● Job
Leave out every picture, then transcribe the rest of the listing exactly.
-- Start of Data block --
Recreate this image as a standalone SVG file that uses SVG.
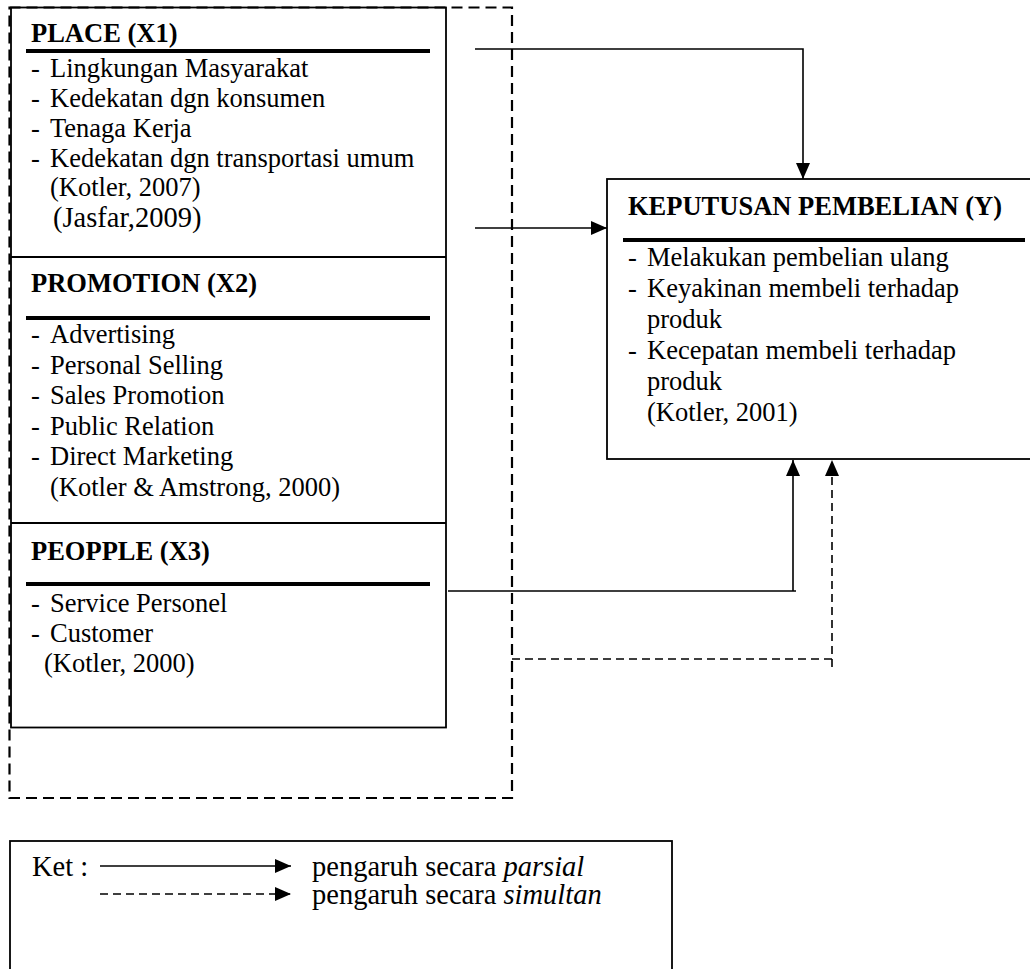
<svg xmlns="http://www.w3.org/2000/svg" width="1030" height="969" viewBox="0 0 1030 969">
<defs>
<style>
text{font-family:"Liberation Serif","Times New Roman",serif;font-size:26.5px;fill:#000}
.b{font-weight:bold}
.box{fill:#fff;stroke:#000;stroke-width:1.8}
.rule{stroke:#000;stroke-width:4}
.ln{fill:none;stroke:#000;stroke-width:1.6}
.dl{fill:none;stroke:#000;stroke-width:1.6;stroke-dasharray:8 5}
.outer{fill:none;stroke:#000;stroke-width:2.2;stroke-dasharray:11 6}
.lg{font-size:28.5px}
</style>
<marker id="ah" viewBox="0 0 16 14" refX="16" refY="7" markerWidth="16" markerHeight="14" markerUnits="userSpaceOnUse" orient="auto">
<path d="M0,0 L16,7 L0,14 z" fill="#000"/>
</marker>
</defs>
<rect width="1030" height="969" fill="#fff"/>

<g id="x-group">
<rect class="box" x="11" y="7.5" width="435" height="720"/>
<rect class="outer" x="9.5" y="7.5" width="502.5" height="790.5"/>
</g>

<g id="place">
<line class="box" x1="11" y1="257" x2="446" y2="257"/>
<text class="b" x="31" y="42">PLACE (X1)</text>
<line class="rule" x1="26" y1="51" x2="430" y2="51"/>
<text x="31" y="77">-</text><text x="50" y="77">Lingkungan Masyarakat</text>
<text x="31" y="107">-</text><text x="50" y="107">Kedekatan dgn konsumen</text>
<text x="31" y="137">-</text><text x="50" y="137">Tenaga Kerja</text>
<text x="31" y="167">-</text><text x="50" y="167">Kedekatan dgn transportasi umum</text>
<text x="50" y="196">(Kotler, 2007)</text>
<text x="53" y="227" style="font-size:28.5px">(Jasfar,2009)</text>
</g>

<g id="promotion">
<line class="box" x1="11" y1="523" x2="446" y2="523"/>
<text class="b" x="31" y="292">PROMOTION (X2)</text>
<line class="rule" x1="26" y1="318" x2="430" y2="318"/>
<text x="31" y="343">-</text><text x="50" y="343">Advertising</text>
<text x="31" y="374">-</text><text x="50" y="374">Personal Selling</text>
<text x="31" y="404">-</text><text x="50" y="404">Sales Promotion</text>
<text x="31" y="435">-</text><text x="50" y="435">Public Relation</text>
<text x="31" y="465">-</text><text x="50" y="465">Direct Marketing</text>
<text x="50" y="496">(Kotler &amp; Amstrong, 2000)</text>
</g>

<g id="people">
<text class="b" x="31" y="560">PEOPPLE (X3)</text>
<line class="rule" x1="26" y1="584" x2="430" y2="584"/>
<text x="31" y="612">-</text><text x="50" y="612">Service Personel</text>
<text x="31" y="642">-</text><text x="50" y="642">Customer</text>
<text x="44" y="672">(Kotler, 2000)</text>
</g>

<g id="keputusan">
<rect class="box" x="607" y="179" width="440" height="280"/>
<text class="b" x="628" y="215">KEPUTUSAN PEMBELIAN (Y)</text>
<line class="rule" x1="623" y1="240" x2="1025" y2="240"/>
<text x="628" y="266">-</text><text x="647" y="266">Melakukan pembelian ulang</text>
<text x="628" y="297">-</text><text x="647" y="297">Keyakinan membeli terhadap</text>
<text x="647" y="328">produk</text>
<text x="628" y="359">-</text><text x="647" y="359">Kecepatan membeli terhadap</text>
<text x="647" y="390">produk</text>
<text x="647" y="421">(Kotler, 2001)</text>
</g>

<g id="connectors">
<path class="ln" d="M475,49 H803 V179" marker-end="url(#ah)"/>
<path class="ln" d="M475,228 H607" marker-end="url(#ah)"/>
<path class="ln" d="M448,591 H796 M793,591 V460" marker-end="url(#ah)"/>
<path class="dl" d="M512,659 H836 M832,667 V460" marker-end="url(#ah)"/>
</g>

<g id="legend">
<rect class="box" x="10" y="841" width="662" height="140"/>
<text class="lg" x="32" y="876">Ket :</text>
<path class="ln" d="M100,866 H291" marker-end="url(#ah)"/>
<text class="lg" x="312" y="876">pengaruh secara <tspan font-style="italic">parsial</tspan></text>
<path class="dl" d="M100,894 H291" marker-end="url(#ah)"/>
<text class="lg" x="312" y="904">pengaruh secara <tspan font-style="italic">simultan</tspan></text>
</g>
</svg>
-- End of Data block --
● Response for this exercise
Recreate this image as a standalone SVG file that uses SVG.
<svg xmlns="http://www.w3.org/2000/svg" width="1030" height="969" viewBox="0 0 1030 969">
<defs>
<style>
text{font-family:"Liberation Serif","Times New Roman",serif;font-size:26.5px;fill:#000}
.b{font-weight:bold}
.box{fill:#fff;stroke:#000;stroke-width:1.8}
.rule{stroke:#000;stroke-width:4}
.ln{fill:none;stroke:#000;stroke-width:1.6}
.dl{fill:none;stroke:#000;stroke-width:1.6;stroke-dasharray:8 5}
.outer{fill:none;stroke:#000;stroke-width:2.2;stroke-dasharray:11 6}
.lg{font-size:28.5px}
</style>
<marker id="ah" viewBox="0 0 16 14" refX="16" refY="7" markerWidth="16" markerHeight="14" markerUnits="userSpaceOnUse" orient="auto">
<path d="M0,0 L16,7 L0,14 z" fill="#000"/>
</marker>
</defs>
<rect width="1030" height="969" fill="#fff"/>

<g id="x-group">
<rect class="box" x="11" y="7.5" width="435" height="720"/>
<rect class="outer" x="9.5" y="7.5" width="502.5" height="790.5"/>
</g>

<g id="place">
<line class="box" x1="11" y1="257" x2="446" y2="257"/>
<text class="b" x="31" y="42">PLACE (X1)</text>
<line class="rule" x1="26" y1="51" x2="430" y2="51"/>
<text x="31" y="77">-</text><text x="50" y="77">Lingkungan Masyarakat</text>
<text x="31" y="107">-</text><text x="50" y="107">Kedekatan dgn konsumen</text>
<text x="31" y="137">-</text><text x="50" y="137">Tenaga Kerja</text>
<text x="31" y="167">-</text><text x="50" y="167">Kedekatan dgn transportasi umum</text>
<text x="50" y="196">(Kotler, 2007)</text>
<text x="53" y="227" style="font-size:28.5px">(Jasfar,2009)</text>
</g>

<g id="promotion">
<line class="box" x1="11" y1="523" x2="446" y2="523"/>
<text class="b" x="31" y="292">PROMOTION (X2)</text>
<line class="rule" x1="26" y1="318" x2="430" y2="318"/>
<text x="31" y="343">-</text><text x="50" y="343">Advertising</text>
<text x="31" y="374">-</text><text x="50" y="374">Personal Selling</text>
<text x="31" y="404">-</text><text x="50" y="404">Sales Promotion</text>
<text x="31" y="435">-</text><text x="50" y="435">Public Relation</text>
<text x="31" y="465">-</text><text x="50" y="465">Direct Marketing</text>
<text x="50" y="496">(Kotler &amp; Amstrong, 2000)</text>
</g>

<g id="people">
<text class="b" x="31" y="560">PEOPPLE (X3)</text>
<line class="rule" x1="26" y1="584" x2="430" y2="584"/>
<text x="31" y="612">-</text><text x="50" y="612">Service Personel</text>
<text x="31" y="642">-</text><text x="50" y="642">Customer</text>
<text x="44" y="672">(Kotler, 2000)</text>
</g>

<g id="keputusan">
<rect class="box" x="607" y="179" width="440" height="280"/>
<text class="b" x="628" y="215">KEPUTUSAN PEMBELIAN (Y)</text>
<line class="rule" x1="623" y1="240" x2="1025" y2="240"/>
<text x="628" y="266">-</text><text x="647" y="266">Melakukan pembelian ulang</text>
<text x="628" y="297">-</text><text x="647" y="297">Keyakinan membeli terhadap</text>
<text x="647" y="328">produk</text>
<text x="628" y="359">-</text><text x="647" y="359">Kecepatan membeli terhadap</text>
<text x="647" y="390">produk</text>
<text x="647" y="421">(Kotler, 2001)</text>
</g>

<g id="connectors">
<path class="ln" d="M475,49 H803 V179" marker-end="url(#ah)"/>
<path class="ln" d="M475,228 H607" marker-end="url(#ah)"/>
<path class="ln" d="M448,591 H796 M793,591 V460" marker-end="url(#ah)"/>
<path class="dl" d="M512,659 H836 M832,667 V460" marker-end="url(#ah)"/>
</g>

<g id="legend">
<rect class="box" x="10" y="841" width="662" height="140"/>
<text class="lg" x="32" y="876">Ket :</text>
<path class="ln" d="M100,866 H291" marker-end="url(#ah)"/>
<text class="lg" x="312" y="876">pengaruh secara <tspan font-style="italic">parsial</tspan></text>
<path class="dl" d="M100,894 H291" marker-end="url(#ah)"/>
<text class="lg" x="312" y="904">pengaruh secara <tspan font-style="italic">simultan</tspan></text>
</g>
</svg>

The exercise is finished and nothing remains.